In fact, the US and Israel find Iran’s presence in Syria a big security threat against Tel Aviv. Iran stationed in Syria and Assad’s regime remaining in power hold the meanings that Hezbollah will continue its relations with Tehran and threats against Israel will grow stronger. In this respect, Washington has started a new economic war against Tehran to enforce it, to retreat from Syria and to cut all the help which Iran supplies for Assad’s regime. This new economic war can lead to the weakening of the columns of the existing theocratic regime in Iran and to chaos inside the country. As a result of the beginning of Washington’s new policy towards Tehran, the economic situation in Iran has been aggravated, and the dollar rate has risen roughly three times. Although in previous years Iranian population in some of their protests against religious regime demanded the authorities to stop funding Syria and Hezbollah, speeches over the past few months have been exacerbated either by ordinary citizens or by some officials in this direction.

How much has Iran been spending in Syria Civil War annually?

In the Staffan de Mistura’s estimate, UN special envoy for the Syria crisis, Iran has been spending at least $ 6 billion per year since Syria Civil war began.

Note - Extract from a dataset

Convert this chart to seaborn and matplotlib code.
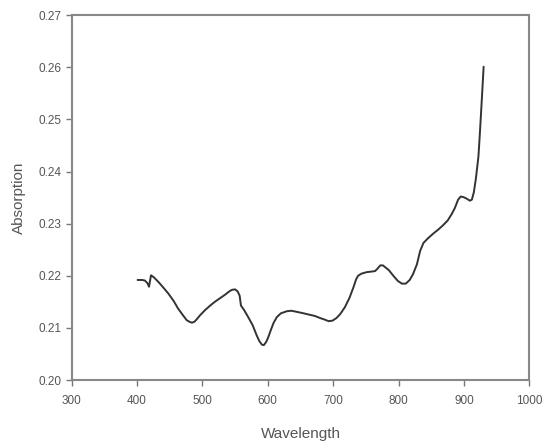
import matplotlib
matplotlib.use("Agg")
import matplotlib.pyplot as plt
import seaborn as sns
import pandas as pd

wavelength = [401, 408, 412, 416, 418.5, 420, 421.5, 426, 433, 440, 448, 456, 463, 470,
              476, 480, 484, 488, 491, 497, 504, 512, 519, 527, 535, 540, 545, 550,
              554, 557, 559, 564, 570, 577, 583, 587, 591, 594, 598, 601, 605, 609,
              614, 620, 629, 636, 644, 655, 665, 672, 680, 687, 693, 699, 705, 711,
              718, 725, 731, 735, 738, 743, 751, 758, 764, 768, 772, 776, 779, 785,
              792, 799, 805, 811, 817, 822, 828, 833, 838, 845, 853, 861, 868, 875,
              881, 886, 891, 895, 899, 904, 909, 912, 915, 918, 922, 924, 926, 928, 930]
absorption = [0.2192, 0.2192, 0.2191, 0.2186, 0.2179, 0.2190, 0.2201, 0.2197, 0.2188,
              0.2178, 0.2166, 0.2152, 0.2137, 0.2125, 0.2115, 0.2112, 0.2110, 0.2112,
              0.2116, 0.2125, 0.2134, 0.2143, 0.2150, 0.2157, 0.2164, 0.2169, 0.2173,
              0.2174, 0.2170, 0.2162, 0.2143, 0.2134, 0.2121, 0.2105, 0.2086, 0.2075,
              0.2068, 0.2067, 0.2074, 0.2083, 0.2097, 0.2110, 0.2121, 0.2128, 0.2132,
              0.2133, 0.2131, 0.2128, 0.2125, 0.2123, 0.2119, 0.2116, 0.2113, 0.2114,
              0.2119, 0.2127, 0.2140, 0.2158, 0.2178, 0.2193, 0.2200, 0.2204, 0.2207,
              0.2208, 0.2209, 0.2214, 0.2220, 0.2220, 0.2217, 0.2211, 0.2200, 0.2190,
              0.2185, 0.2185, 0.2192, 0.2203, 0.2222, 0.2248, 0.2263, 0.2272, 0.2281,
              0.2289, 0.2297, 0.2306, 0.2318, 0.2330, 0.2346, 0.2352, 0.2351, 0.2348,
              0.2344, 0.2346, 0.2360, 0.2385, 0.2428, 0.2468, 0.2511, 0.2556, 0.2601]
x_ticks = [300, 400, 500, 600, 700, 800, 900, 1000]
y_ticks = [0.20, 0.21, 0.22, 0.23, 0.24, 0.25, 0.26, 0.27]

df = pd.DataFrame({"Wavelength": wavelength, "Absorption": absorption})

sns.set_style("white")
plt.rcParams["font.family"] = ["Liberation Sans", "DejaVu Sans"]

fig = plt.figure(figsize=(5.43, 4.43), dpi=100)
ax = fig.add_axes([0.1317, 0.142, 0.8433, 0.824])
sns.lineplot(data=df, x="Wavelength", y="Absorption", ax=ax, color="#333333", linewidth=1.4)

ax.set_xlim(300, 1000)
ax.set_ylim(0.20, 0.27)
ax.set_xticks(x_ticks)
ax.set_yticks(y_ticks)
ax.set_yticklabels([f"{v:.2f}" for v in y_ticks])
ax.tick_params(axis="both", direction="out", length=4, width=1, colors="#777777",
               labelcolor="#555555", labelsize=8.5, bottom=True, left=True, top=False, right=False)
ax.tick_params(axis="x", pad=7)
for s in ax.spines.values():
    s.set_color("#888888")
    s.set_linewidth(1.5)
ax.set_xlabel("Wavelength", fontsize=11, color="#555555", labelpad=14)
ax.set_ylabel("Absorption", fontsize=11, color="#555555", labelpad=9)

fig.savefig("out.png", dpi=100)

According to this statistics, in general, Iran has spent about $ 45-50 on the support of Assad’s regime. Other analysts believe that the amount of money spent by Iran in the armed conflict annually is variable between $ 15-20.

Will Washington’s new economic war and possible new sanctions against Tehran be effective in favor of Iran’s withdrawal from Syria?

After the US president Donald Trump announced the withdrawal from the Iran nuclear deal on May 8, 2018, reimposing fresh sanctions on the regime, the aggravation in Iran’s economy is on increase. Despite this situation, the indicator  that Iran would pursue its policy in Syria was the speech delivered by Iran’s Rouhaniin that he declared: “Iranians would never kneel down in front of foreign pressures”, announcing his government “will close Strait of Hormuz if the US reimposes sanctions on Iran’s oil and gas exports”. But, it is not an exception that due to growing objections against county’s foreign policy amongst some officials and social protests in the country to retain the Islamic Revolution, Iran would withdraw from Syria and power balance in the region would change. Thus, Iranian authorities are formulating the public opinion in this respect. Although none of Iran’s officials criticised Assad’s regime and their country’s presence there, Bahrouz Bounyadi a member of the Iranian parliament elected from Kashmar county delivering an unprecedented speech on June 27, 2018, blamed his country for squandering huge amount of money in foreign wars and accused Syria and Russia of  “sacrificing Iran to Netanyahu and Trump for their own political interests”.